India may have no trouble explaining surgical strikes to US
India should have no trouble getting Washington on board with regards to its surgical strikes across the Line of Control, as the US has been carrying out similar operations deep inside Pakistan for years now.
India should have no trouble getting Washington on board with regards to its surgical strikes across the Line of Control, as the US has been carrying out similar operations deep inside Pakistan for years now.

“India can note that the United States has been carrying out attacks in Pakistan for over a decade to kill terrorists, including Osama bin Laden and Mullah Mansur (the Taliban chief),” Bruce Riedel, a former CIA operative who was once the adviser to President Barack Obama on Pakistan and Afghanistan, told Hindustan Times.
In 2011, US Navy SEALs found and killed bin Laden in a hideout in Abbottabad, a military town not very far from Islamabad. Pakistan was angry, but helpless to do anything.
And in 2016, Mullah Mansur was killed in a drone strike in Balochistan, the restive southwestern province of Pakistan.
Scores of other terrorists, including Ilyas Kashmiri in 2013, were killed in a similar fashion.
Islamabad has tacitly cooperated in these strikes.
While the US government had not commented on the Indian strikes till the filing of this report, which in itself was indication that it did not think it to be a violation of international laws or norms, experts unanimously agreed that India had shown considerable restraint in the past and that Pakistan may have had it coming.
“For years, Pakistan has refused to crack down on anti-India militant groups on its soil, despite repeated requests from India,” said Michael Kugelman, a South Asia expert with Wilson Center, a think tank, adding, “And meanwhile, through this all, India has practised nothing but restraint.”
“I doubt you’ll hear much condemnation of these attacks around from the world, and certainly not from the United States, except for the usual suspects in China and perhaps a few other places.”
Alyssa Ayres, a former state department official and South Asia expert with Council on Foreign Relations, seemed somewhat impressed. “What precisely took place across the LoC seems unclear, but what is new is India’s willingness to declare that something, however limited, took place.”

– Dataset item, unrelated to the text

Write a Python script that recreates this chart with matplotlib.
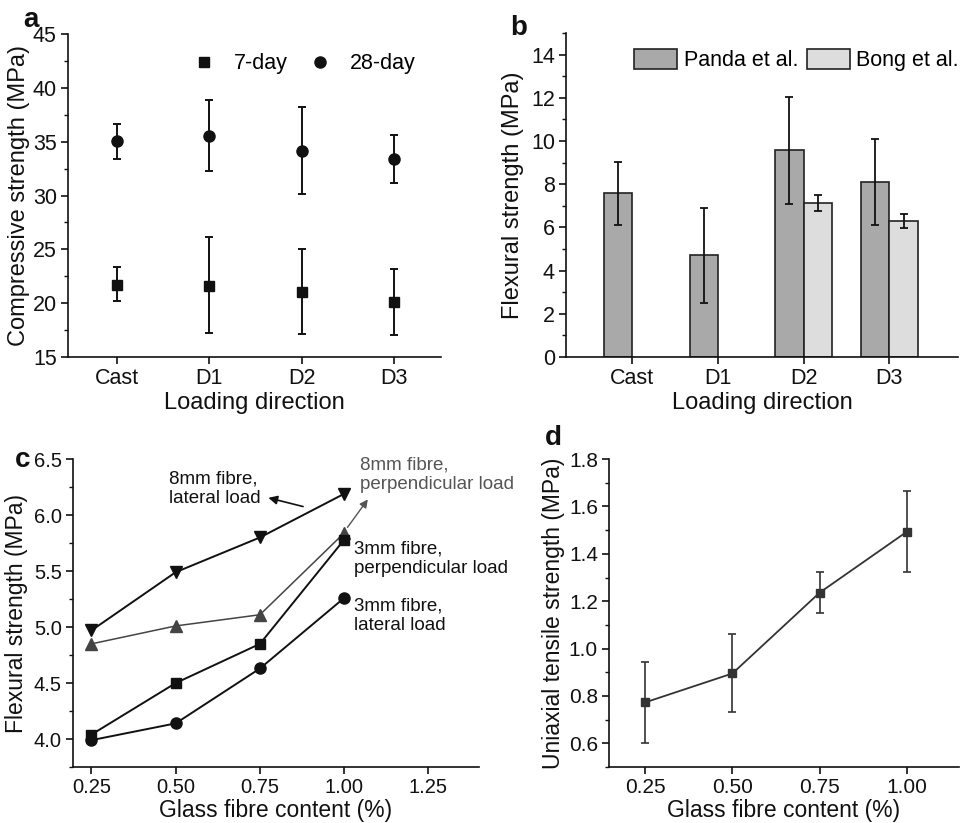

Both Ayres and Kugelman pointed out, however, there will be concerns about an escalation of tensions and conflict between two nuclear-powered neighbours, specially on account of Pakistan.
“I do think the world will continue to be concerned about prospects for escalation due to the wildly irresponsible threats of nuclear weapons use the Pakistani defence minister made yesterday,” said Ayres.
Meanwhile, US ambassador to India, Richard Verma, who was in DC, cut short his visit and returned to New Delhi cancelling a think tank event he was supposed to headline on Thursday.